Quando, na cruz, foi provocado
a provar que era Filho de Deus e lhe pediram para realizar um prodígio, Jesus
não cedeu à tentação. Preferiu relevar a sua divindade na fraqueza, não
descendo espetacularmente da cruz, como queriam aqueles que o insultavam (Mc
15,29-32). Foi isso que levou o apóstolo Paulo a afirmar que a grande teofania
ou manifestação do Deus dos cristãos se deu num caminho descendente, mas de rebaixamento.
O Filho abre mão da condição divina, assume a natureza humana, torna-se
servidor da humanidade, aceita morrer como todo ser vivo e, pior ainda, aceita
morrer da maneira mais terrível e ignominiosa para a sua época: a morte de cruz
(Fl 2,6-8).
As considerações feitas mostram
que essa cata de milagres e de prodígios que se espalhou pela Igreja Católica e
entre algumas Igrejas evangélicas vai na contramão do cristianismo e da prática
de Jesus. Fere profundamente a essência do seguimento. Por isso estou
plenamente convencido de que esses santuários e lugares de curas e de milagres
não são nada mais do que espaços de exploração da situação do povo sofrido e
oprimido. Servem apenas para trazer muito dinheiro, status e poder para
determinadas pessoas. Conheço muitos desses santuários e lugares de milagres,
tanto aqui no Brasil como na Europa. E a prova de que são espaços de exploração
da fragilidade do povo é o comércio e o dinheiro que rola nesses lugares.
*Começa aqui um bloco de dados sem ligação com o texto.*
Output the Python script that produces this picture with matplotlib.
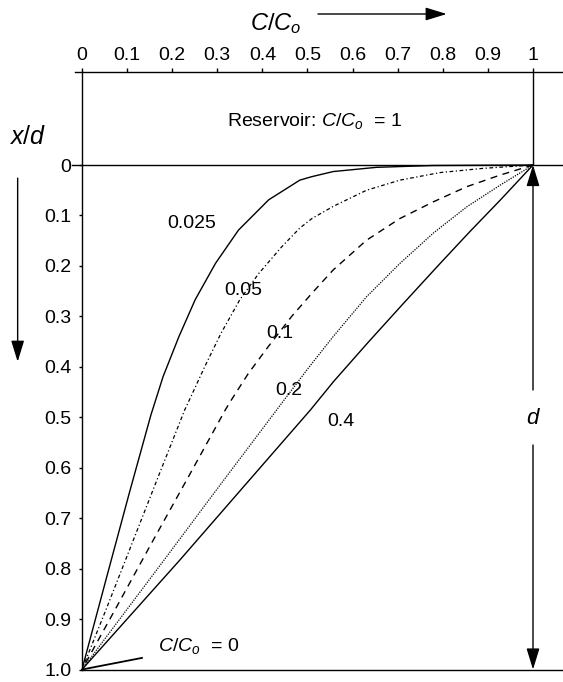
import matplotlib
matplotlib.use("Agg")
import matplotlib.pyplot as plt

# Concentration profiles
# depth x/d and the matching C/Co for each curve
y_025 = [0.0, 0.001, 0.0046, 0.013, 0.023, 0.030, 0.069, 0.129, 0.195, 0.267, 0.340, 0.419, 0.495, 0.650, 0.816, 1.0]
c_025 = [1.0, 0.778, 0.653, 0.557, 0.510, 0.483, 0.414, 0.347, 0.296, 0.251, 0.215, 0.180, 0.153, 0.105, 0.055, 0.0]

y_05 = [0.0, 0.0066, 0.015, 0.030, 0.050, 0.082, 0.106, 0.125, 0.162, 0.215, 0.267, 0.334, 0.400, 0.466, 0.485, 0.618, 0.750, 0.882, 1.0]
c_05 = [1.0, 0.890, 0.794, 0.705, 0.631, 0.557, 0.510, 0.483, 0.443, 0.392, 0.350, 0.308, 0.272, 0.238, 0.228, 0.169, 0.111, 0.053, 0.0]

y_1 = [0.0, 0.020, 0.043, 0.073, 0.106, 0.149, 0.208, 0.254, 0.300, 0.360, 0.413, 0.466, 0.485, 0.618, 0.750, 0.882, 1.0]
c_1 = [1.0, 0.927, 0.853, 0.779, 0.705, 0.631, 0.557, 0.510, 0.465, 0.413, 0.369, 0.331, 0.318, 0.236, 0.154, 0.073, 0.0]

y_2 = [0.0, 0.040, 0.083, 0.135, 0.195, 0.261, 0.340, 0.400, 0.466, 0.485, 0.650, 0.783, 0.915, 1.0]
c_2 = [1.0, 0.927, 0.853, 0.779, 0.705, 0.631, 0.557, 0.504, 0.448, 0.432, 0.293, 0.182, 0.071, 0.0]

y_4 = [0.0, 0.069, 0.132, 0.201, 0.277, 0.353, 0.429, 0.485, 0.637, 0.783, 0.934, 1.0]
c_4 = [1.0, 0.928, 0.860, 0.788, 0.710, 0.633, 0.558, 0.507, 0.359, 0.217, 0.066, 0.0]

curve_labels = ["0.025", "0.05", "0.1", "0.2", "0.4"]
label_x = [0.244, 0.358, 0.439, 0.458, 0.574]
label_y = [0.116, 0.249, 0.334, 0.446, 0.509]

x_ticks = [0, 0.1, 0.2, 0.3, 0.4, 0.5, 0.6, 0.7, 0.8, 0.9, 1.0]
x_ticklabels = ["0", "0.1", "0.2", "0.3", "0.4", "0.5", "0.6", "0.7", "0.8", "0.9", "1"]
y_ticks = [0, 0.1, 0.2, 0.3, 0.4, 0.5, 0.6, 0.7, 0.8, 0.9, 1.0]
y_ticklabels = ["0", "0.1", "0.2", "0.3", "0.4", "0.5", "0.6", "0.7", "0.8", "0.9", "1.0"]

plt.rcParams["font.family"] = ["Liberation Sans", "DejaVu Sans"]
plt.rcParams["mathtext.fontset"] = "custom"
plt.rcParams["mathtext.rm"] = "Liberation Sans"
plt.rcParams["mathtext.it"] = "Liberation Sans:italic"

fig = plt.figure(figsize=(5.63, 6.82), dpi=100)
ax = fig.add_axes([0.1456, 0.0183, 0.8544, 0.8761])

y_top = -0.1843
x_right = 1.0665
ax.set_xlim(0, x_right)
ax.set_ylim(1.0, y_top)

# curves
ax.plot(c_025, y_025, color="black", lw=1.0)
ax.plot(c_05, y_05, color="black", lw=0.9, linestyle=(0, (3, 2, 1, 2)))
ax.plot(c_1, y_1, color="black", lw=1.0, linestyle=(0, (5, 4)))
ax.plot(c_2, y_2, color="black", lw=0.9, linestyle=(0, (1, 1)))
ax.plot(c_4, y_4, color="black", lw=1.0)

for lab, lx, ly in zip(curve_labels, label_x, label_y):
    ax.text(lx, ly, lab, fontsize=14, ha="center", va="center")

# frame
ax.spines["right"].set_visible(False)
for s in ["left", "top", "bottom"]:
    ax.spines[s].set_linewidth(1.0)
ax.spines["top"].set_bounds(-0.015, x_right)
ax.axhline(0, xmin=-0.02, xmax=1, color="black", lw=1.0, clip_on=False)
ax.vlines(1.0, y_top, 0, color="black", lw=1.0)

ax.xaxis.tick_top()
ax.set_xticks(x_ticks)
ax.set_xticklabels(x_ticklabels)
ax.set_yticks(y_ticks)
ax.set_yticklabels(y_ticklabels)
ax.tick_params(axis="x", direction="out", length=3, width=1, pad=2.5, labelsize=14)
ax.tick_params(axis="y", direction="out", length=2.5, width=1, pad=5, labelsize=14)

# annotations
ax.text(0.516, -0.088, r"Reservoir: $C/C_o$  = 1", fontsize=14, ha="center", va="center")
ax.text(0.259, 0.953, r"$C/C_o$  = 0", fontsize=14, ha="center", va="center")
ax.plot([0, 0.133], [1.0, 0.977], color="black", lw=1.3, clip_on=False)

# d arrow
ax.text(1.0, 0.503, r"$d$", fontsize=16, ha="center", va="center")
arrow = dict(arrowstyle="-|>,head_length=1.3,head_width=0.4", color="black", lw=1.0, shrinkA=0, shrinkB=0)
ax.annotate("", xy=(1.0, 0.0), xytext=(1.0, 0.446), arrowprops=arrow)
ax.annotate("", xy=(1.0, 1.0), xytext=(1.0, 0.555), arrowprops=arrow, annotation_clip=False)

# left x/d label and down arrow
fig.text(28 / 563, 1 - 137 / 682, r"$x/d$", fontsize=18, ha="center", va="center")
ax.annotate("", xy=(-0.1426, 0.39), xytext=(-0.1426, 0.026), arrowprops=arrow, annotation_clip=False)

# top C/Co label and right arrow
fig.text(276 / 563, 1 - 24 / 682, r"$C/C_o$", fontsize=17, ha="center", va="center")
ax.annotate("", xy=(446.7 / 563, 1 - 14 / 682), xytext=(318 / 563, 1 - 14 / 682),
            xycoords="figure fraction", textcoords="figure fraction", arrowprops=arrow)

fig.savefig("out.png", dpi=100)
Lembro-me de ter ficado profundamente chocado quando estive em Lurdes, na
França. A exploração (venda de produtos) começava dentro da própria gruta de
Massabielle e se espalhava por toda a cidade. A única coisa que me consolou
naquele lugar foi a fé das pessoas, especialmente dos doentes.
Geralmente a desculpa usada
para justificar a existência desses lugares é de que ali o povo simples
manifesta a sua crença e de que é necessário acolher tal manifestação de fé.
Mas isso é “conversa para boi dormir”, pois o comércio, a exploração e a manipulação
da fé negam tudo isso. Nos santuários os milagres só existem para os que
dispõem de dinheiro para viajar até lá em romaria e para comprar pelo menos uma
vela a ser acesa ali. Vela essa que depois de derretida volta para a fábrica
onde é refeita e revendida infinitamente. Jesus não construiu nenhum santuário,
embora no seu tempo existissem muitos com a mesma finalidade dos que existem
hoje. O livro do Apocalipse afirma que na nova Jerusalém não havia santuário
(Ap 21, 22).
Cabe aos profetas de hoje, como
aqueles de ontem, educar o povo e preveni-lo contra esse tipo de religiosidade
exploradora. Diante do desejo de sucesso e de fama de alguns padres e pastores
curandeiros, que lucram fortunas com isso, é preciso, como fez Jesus,
enxotá-los dos templos (Jo 2,13-22) e mostrar que a proclamação do Evangelho
passa bem longe dessas coisas (Mc 1,36-39).
É verdade que o povo, vivendo
na precariedade, esquecido pelas autoridades políticas e religiosas, vítima da
ausência de políticas públicas sérias, estará sempre à cata de milagres e
prodígios. Isso já acontecia no tempo de Jesus. Mas isso não justifica o
multiplicar-se de visões, aparições, santuários, basílicas etc. etc.
Infelizmente, quando o povo pobre vai atrás dessas coisas, os ricos, inclusive
os eclesiásticos, logo se aproveitam para explorar a fé simples das pessoas e
ganhar muito dinheiro com isso. Não é por acaso que os maiores divulgadores dos
santuários milagreiros e das supostas aparições são os donos das agências de
viagens, especialmente daquelas dirigidas pelos “pios devotos” patrocinadores
das televisões católicas.
Deveríamos aproveitar deste
período litúrgico de conclusão e de início de ano litúrgico para reafirmar que
o Reino de Deus não está ali ou acolá (em Aparecida, Trindade, Bom Jesus da
Lapa, Juazeiro do Norte, Caravaggio, Fátima, Canção Nova, Lurdes etc.etc.), mas
está dentro de cada um de nós. Deveríamos dizer que não precisamos correr atrás
de milagres e de prodígios, não precisamos visitar nenhum santuário ou lugar de
milagres, pois Deus habita em nós e nos atende sempre que pedirmos com fé (Jo
15,16). E aos que insistem em continuar catando milagres, a resposta pedagógica
deveria ser a mesma de Jesus: “Não busquem o alimento perecível, mas o alimento
que permanece para a vida eterna” (Jo 6,27).